Methi na dhebra is a gujarati snack dish.i tasted this during my recent alibag visit.my moms friend bhabhi had got it for me and i coudnt just resist myself.
An iron and fibre-rich snack made with fenugreek leaves and bajra flour, methi na dhebra is so scrumptious that the plate will be empty in no time—so, take my advice and make more than you think is needed! served with curds, this makes an ideal afternoon snack.
i must admit that the deep-fried version tastes even better, so forget the health-watch slogans once in a while and indulge!

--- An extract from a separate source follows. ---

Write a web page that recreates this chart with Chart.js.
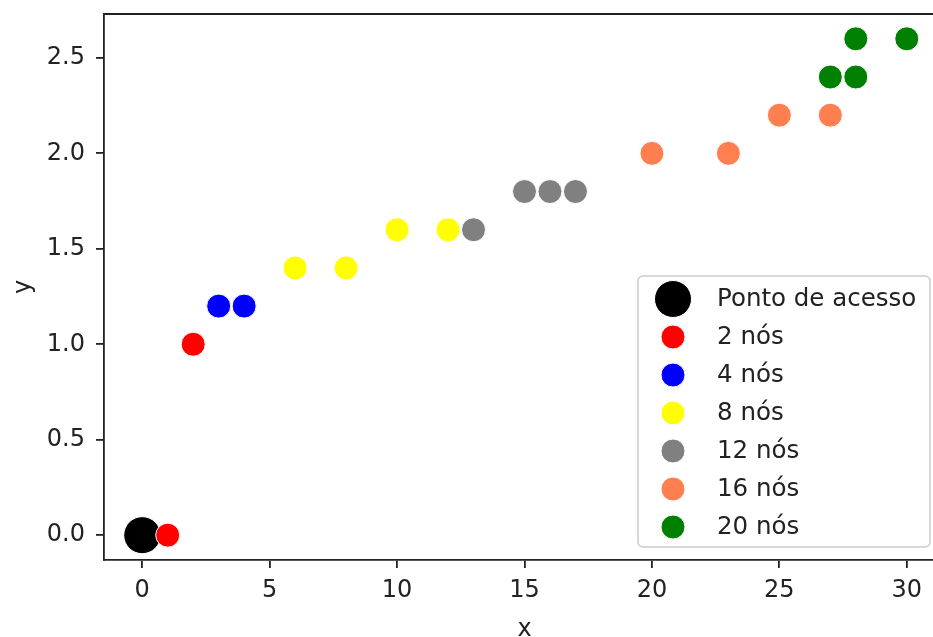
<!DOCTYPE html>
<html>
<head>
<meta charset="utf-8">
<script src="https://cdn.jsdelivr.net/npm/chart.js@4"></script>
<style>
  html, body { margin: 0; padding: 0; background: #fff; overflow: hidden; }
  #wrap { width: 950px; height: 637px; }
</style>
</head>
<body>
<div id="wrap"><canvas id="chart" width="950" height="637"></canvas></div>
<script>
// dados
const seriesLabels = ['Ponto de acesso', '2 nós', '4 nós', '8 nós', '12 nós', '16 nós', '20 nós'];

const apX = [0];
const apY = [0];
const n2X = [1, 2];
const n2Y = [0, 1.0];
const n4X = [3, 4];
const n4Y = [1.2, 1.2];
const n8X = [6, 8, 10, 12];
const n8Y = [1.4, 1.4, 1.6, 1.6];
const n12X = [13, 15, 16, 17];
const n12Y = [1.6, 1.8, 1.8, 1.8];
const n16X = [20, 23, 25, 27];
const n16Y = [2.0, 2.0, 2.2, 2.2];
const n20X = [27, 28, 28, 30];
const n20Y = [2.4, 2.4, 2.6, 2.6];

const xTicks = [0, 5, 10, 15, 20, 25, 30];
const yTicks = [0, 0.5, 1.0, 1.5, 2.0, 2.5];

const colors = ['#000000', '#ff0000', '#0000ff', '#ffff00', '#808080', '#ff7f50', '#008000'];
const radii = [18.5, 12, 12, 12, 12, 12, 12];

const allX = [apX, n2X, n4X, n8X, n12X, n16X, n20X];
const allY = [apY, n2Y, n4Y, n8Y, n12Y, n16Y, n20Y];

const FONT = 'DejaVu Sans';
const TXT = '#222';

const datasets = seriesLabels.map((label, i) => ({
  label: label,
  data: allX[i].map((x, j) => ({ x: x, y: allY[i][j] })),
  backgroundColor: colors[i],
  borderColor: '#ffffff',
  borderWidth: 1,
  pointRadius: radii[i],
  pointHoverRadius: radii[i],
  order: -i
}));

// moldura superior/direita + legenda no canto inferior direito
const extras = {
  id: 'extras',
  afterDraw(chart) {
    const ctx = chart.ctx;
    const a = chart.chartArea;
    ctx.save();
    ctx.strokeStyle = '#222';
    ctx.lineWidth = 1.8;
    ctx.beginPath();
    ctx.moveTo(a.left, a.top);
    ctx.lineTo(a.right, a.top);
    ctx.lineTo(a.right, a.bottom);
    ctx.stroke();

    // legenda
    const bx = 638, by = 276, bw = 292, bh = 271, r = 5;
    ctx.beginPath();
    ctx.roundRect(bx, by, bw, bh, r);
    ctx.fillStyle = 'rgba(255,255,255,0.8)';
    ctx.fill();
    ctx.strokeStyle = '#cccccc';
    ctx.lineWidth = 1.5;
    ctx.stroke();

    ctx.font = '24.5px "' + FONT + '"';
    ctx.textBaseline = 'middle';
    ctx.textAlign = 'left';
    chart.data.datasets.forEach((ds, i) => {
      const cy = 299 + i * 38;
      ctx.beginPath();
      ctx.arc(673, cy, ds.pointRadius, 0, Math.PI * 2);
      ctx.fillStyle = ds.backgroundColor;
      ctx.fill();
      ctx.strokeStyle = '#fff';
      ctx.lineWidth = 1;
      ctx.stroke();
      ctx.fillStyle = TXT;
      ctx.fillText(ds.label, 717, cy + 1);
    });
    ctx.restore();
  }
};

new Chart(document.getElementById('chart').getContext('2d'), {
  type: 'scatter',
  data: { datasets: datasets },
  plugins: [extras],
  options: {
    responsive: false,
    animation: false,
    layout: { autoPadding: false, padding: { top: 14, right: 5, bottom: 0, left: 0 } },
    plugins: {
      legend: { display: false },
      tooltip: { enabled: false }
    },
    scales: {
      x: {
        type: 'linear',
        min: -1.5,
        max: 31.5,
        afterFit: s => {
          s.height = 77;
          s.paddingLeft = 0;
          s.paddingRight = 0;
        },
        afterBuildTicks: s => { s.ticks = xTicks.map(v => ({ value: v })); },
        ticks: {
          color: TXT,
          padding: 8,
          maxRotation: 0,
          font: { family: FONT, size: 24 },
          callback: v => String(v)
        },
        grid: { drawOnChartArea: false, drawTicks: true, tickLength: 8, color: '#222', lineWidth: 1.8 },
        border: { display: true, color: '#222', width: 1.8 },
        title: {
          display: true,
          text: 'x',
          color: TXT,
          padding: { top: 0, bottom: 0 },
          font: { family: FONT, size: 24, lineHeight: 0.6 }
        }
      },
      y: {
        type: 'linear',
        min: -0.13,
        max: 2.73,
        afterFit: s => {
          s.width = 104;
          s.paddingTop = 0;
          s.paddingBottom = 0;
        },
        afterBuildTicks: s => { s.ticks = yTicks.map(v => ({ value: v })); },
        ticks: {
          color: TXT,
          padding: 11,
          font: { family: FONT, size: 24 },
          callback: v => Number(v).toFixed(1)
        },
        grid: { drawOnChartArea: false, drawTicks: true, tickLength: 8, color: '#222', lineWidth: 1.8 },
        border: { display: true, color: '#222', width: 1.8 },
        title: {
          display: true,
          text: 'y',
          color: TXT,
          padding: { top: 12, bottom: 0 },
          font: { family: FONT, size: 24, lineHeight: 1 }
        }
      }
    }
  }
});
</script>
</body>
</html>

It is a delicious and healthy Gujarati dish suitable for diabetic patients generally prepared during cold winter season for evening snack or dinner and served with curd.
Ingredients :
Bajra flour- (2 cup)
wheat flour - ( 1/4 cup)
Suji(semolina) - 100 grams ( 3/4 cup)
Cornflour - 50 grams (1/3 cup)
Green Methi leaves - 2 cup
1 tbsp besan (gram flour)
Til(sesame seeds) - 1 tbsp
Jeera(cumin) - 1/2 tsp
Sour curd - 200 grams (1 cup)
Gur(jaggery)/sugar - 1 tsp
Salt - add to taste (1 tsp)
Green chilli - 4
garlic - 2 cloves
Ginger- 1 inch long piece
Red chilli powder - less than 1/4 tsp
Turmeric powder - less than 1/4 tsp
Oil - to fry Dhebra
Method:
1.make a paste of chilli,garlic & ginger .Filter Bajra flour, wheat flour, Suji , cornflour and keep it aside in a utensil.
2.Wash Methi leaves and chop them finely after removing water.. Mix Gur in curd and blend well.

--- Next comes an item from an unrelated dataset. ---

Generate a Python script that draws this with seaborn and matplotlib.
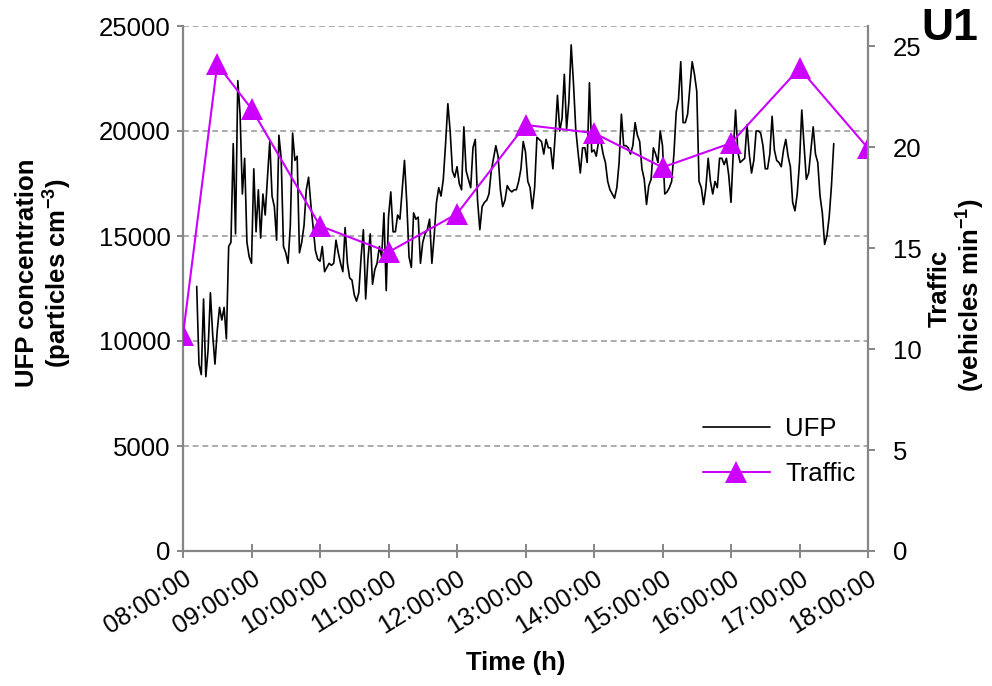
import numpy as np
import pandas as pd
import matplotlib
matplotlib.use('Agg')
import matplotlib.pyplot as plt
import seaborn as sns

sns.set_style('white')
plt.rcParams['font.family'] = ['Liberation Sans', 'DejaVu Sans']
plt.rcParams['mathtext.fontset'] = 'custom'
plt.rcParams['mathtext.rm'] = 'Liberation Sans'
plt.rcParams['mathtext.bf'] = 'Liberation Sans:bold'
plt.rcParams['text.color'] = 'black'
plt.rcParams['xtick.labelcolor'] = 'black'
plt.rcParams['ytick.labelcolor'] = 'black'

# UFP readings every 2 minutes, starting 08:12
ufp_start_min = 12
ufp_step_min = 2
ufp = [
    12600, 8900, 8400, 12000, 8300, 9600, 12300, 10300, 8900, 10500,
    11600, 11000, 11600, 10100, 14500, 14700, 19400, 15100, 22400, 20800,
    17000, 18700, 14700, 14000, 13700, 18200, 15200, 17200, 14900, 17000,
    16000, 17800, 19500, 16900, 16400, 14800, 19800, 18700, 14500, 14200,
    13700, 15500, 19900, 18600, 18800, 14200,
    14700, 15500, 17200, 17800, 16500, 15400, 14300, 13900, 13800, 14500,
    13300, 13500, 13700, 13600, 13700, 14800, 14200, 13700, 13300, 15400,
    13700, 13000, 12900, 12200, 11900, 12300, 14000, 15300, 12000, 13900,
    15100, 12700, 13400, 13700, 14500, 14000, 16100, 12400, 15900, 17100,
    15200, 15200, 16000, 15800, 17200, 18600, 16600, 14000,
    13500, 16100, 15800, 15900, 13700, 14700, 15100, 15300, 15800, 13700,
    15000, 16600, 17300, 16900, 17700, 19400, 21300, 20000, 18100, 17800,
    18300, 17500, 17200, 20200, 18100, 17700, 17300, 19200, 19600, 16700,
    15300, 16400, 16600, 16700, 17000, 18100, 18700, 19300, 18800, 17200,
    16400, 16700, 17400, 17200, 17100, 17200, 17200, 17600,
    18200, 19500, 19000, 17600, 17300, 16300, 17300, 19700, 19600, 19500,
    18900, 19600, 19200, 19200, 18200, 19800, 21700, 20000, 20600, 22700,
    20100, 21400, 24100, 22300, 20100, 19000, 18000, 19200, 19200, 18500,
    22300, 19000, 19100, 18800, 19500, 19500, 18900, 18500, 17600, 17200,
    17000, 16800, 17300, 18500, 20800, 19300, 19300, 19200,
    18900, 19300, 20400, 19800, 19500, 18200, 17700, 16500, 17400, 17700,
    19200, 18900, 18500, 20000, 19300, 17000, 17100, 17300, 17600, 18900,
    20900, 21500, 23300, 20400, 20400, 20800, 22100, 23300, 22700, 21900,
    17600, 17300, 16500, 17300, 18700, 17600, 17000, 17600, 17300, 18700,
    18700, 18400, 18700, 17900, 16600, 19000, 21000, 19000,
    18500, 18600, 18700, 20300, 18900, 18000, 18600, 20000, 20000, 19900,
    19300, 18200, 18200, 18900, 20700, 19100, 18600, 18500, 18300, 19100,
    19600, 18800, 18300, 16600, 16200, 17000, 18500, 21000, 19300, 17700,
    18000, 19100, 20200, 18900, 18500, 16900, 16100, 14600, 15000, 15900,
    17400, 19400,
]

# traffic counts (vehicles per minute)
traffic_min = [0, 30, 60, 120, 180, 240, 300, 360, 420, 480, 540, 600]
traffic = [10.7, 24.1, 21.9, 16.1, 14.8, 16.7, 21.1, 20.7, 19.0, 20.2, 23.9, 19.95]

hour_labels = ['08:00:00', '09:00:00', '10:00:00', '11:00:00', '12:00:00',
               '13:00:00', '14:00:00', '15:00:00', '16:00:00', '17:00:00',
               '18:00:00']

ufp_df = pd.DataFrame({
    'minute': ufp_start_min + ufp_step_min * np.arange(len(ufp)),
    'UFP': ufp,
})
traffic_df = pd.DataFrame({'minute': traffic_min, 'Traffic': traffic})

axis_grey = '#868686'
magenta = '#CC00FF'
fs = 18.5

fig = plt.figure(figsize=(9.92, 6.86), dpi=100)
ax = fig.add_axes([183 / 992, 1 - 551 / 686, 685 / 992, 525 / 686])
ax2 = ax.twinx()

sns.lineplot(data=ufp_df, x='minute', y='UFP', ax=ax, color='black',
             linewidth=1.2, legend=False)
sns.lineplot(data=traffic_df, x='minute', y='Traffic', ax=ax2, color=magenta,
             linewidth=1.5, marker='^', markersize=16, markeredgewidth=0,
             legend=False)

ax.set_xlim(0, 600)
ax.set_ylim(0, 25000)
ax2.set_ylim(0, 26)
ax.set_xticks(np.arange(0, 601, 60))
ax.set_xticklabels(hour_labels, rotation=32, ha='right',
                   rotation_mode='anchor', fontsize=18)
ax.set_yticks(np.arange(0, 25001, 5000))
ax.set_yticklabels([str(v) for v in range(0, 25001, 5000)], fontsize=fs)
ax2.set_yticks(np.arange(0, 26, 5))
ax2.set_yticklabels([str(v) for v in range(0, 26, 5)], fontsize=fs)

ax.yaxis.grid(True, linestyle=(0, (3, 2)), color='#ABABAB', linewidth=1.4)
ax.set_axisbelow(True)

for a in (ax, ax2):
    a.spines['top'].set_visible(False)
    for s in ('left', 'bottom', 'right'):
        a.spines[s].set_color(axis_grey)
        a.spines[s].set_linewidth(1.6)
ax.spines['right'].set_visible(False)
ax2.spines['left'].set_visible(False)
ax2.spines['bottom'].set_visible(False)

ax.tick_params(axis='y', direction='out', length=4, width=1.4, color=axis_grey,
               pad=5, left=True)
ax.tick_params(axis='x', direction='inout', length=10, width=1.4,
               color=axis_grey, pad=6, bottom=True)
ax2.tick_params(axis='y', direction='out', length=5, width=1.4,
                color=axis_grey, pad=13, right=True)

ax.set_xlabel('')
ax.set_ylabel('')
ax2.set_ylabel('')

fig.text(0.5195, 1 - 663 / 686, 'Time (h)', fontsize=fs, fontweight='bold',
         ha='center', va='center')
fig.text(27 / 992, 1 - 273 / 686, 'UFP concentration', fontsize=fs,
         fontweight='bold', rotation=90, ha='center', va='center')
fig.text(57 / 992, 1 - 273 / 686, r'(particles cm$^{\mathbf{-3}}$)',
         fontsize=fs, fontweight='bold', rotation=90, ha='center', va='center')
fig.text(940 / 992, 1 - 288 / 686, 'Traffic', fontsize=fs, fontweight='bold',
         rotation=90, ha='center', va='center')
fig.text(970 / 992, 1 - 295 / 686, r'(vehicles min$^{\mathbf{-1}}$)',
         fontsize=fs, fontweight='bold', rotation=90, ha='center', va='center')
fig.text(950 / 992, 1 - 29 / 686, 'U1', fontsize=32, fontweight='bold',
         ha='center', va='center')

handles = [ax.lines[0], ax2.lines[0]]
ax2.legend(handles, ['UFP', 'Traffic'], loc='upper left',
           bbox_to_anchor=(703 / 992, 1 - 417 / 686),
           bbox_transform=fig.transFigure, frameon=False, fontsize=fs,
           handlelength=2.6, handletextpad=0.6, labelspacing=0.8,
           borderpad=0, borderaxespad=0)

fig.savefig('out.png', dpi=100)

3.Make a hole in the middle of the flour, put Gur mixed with curd, 1 tbsp oil and all the spices. Mix all the ingredients properly and with the help of water knead a dough similar to that of a puri. Cover the dough and leave it aside for half an hour.
4 After half hour press the dough well and make a good dough. Now make lemon sized pieces from the dough and keep aside.
5.heat oil in a pan and heat. Take one piece of dough, using oil or dry flour roll into a little thick puri , 3 inches in diameter. Now put the puri in hot oil , pres it with a ladle to make Dhebra puffy.
6Fry till both sides turn brown. Place the fried Dhebra on a plate covered with a paper napkin. Repeat with the other Dhebra. You can fry 2-3 Dhebra at a time in the pan.
7. Serve Dhebra with pickle or Chutney
Tips:
For cooking dhebra on tava Place the rolled Dhebra on the heated Tawa and cook it by applying oil till both sides turn brown. Now place Dhebra on a plate and keep it in a casserole after it cools off.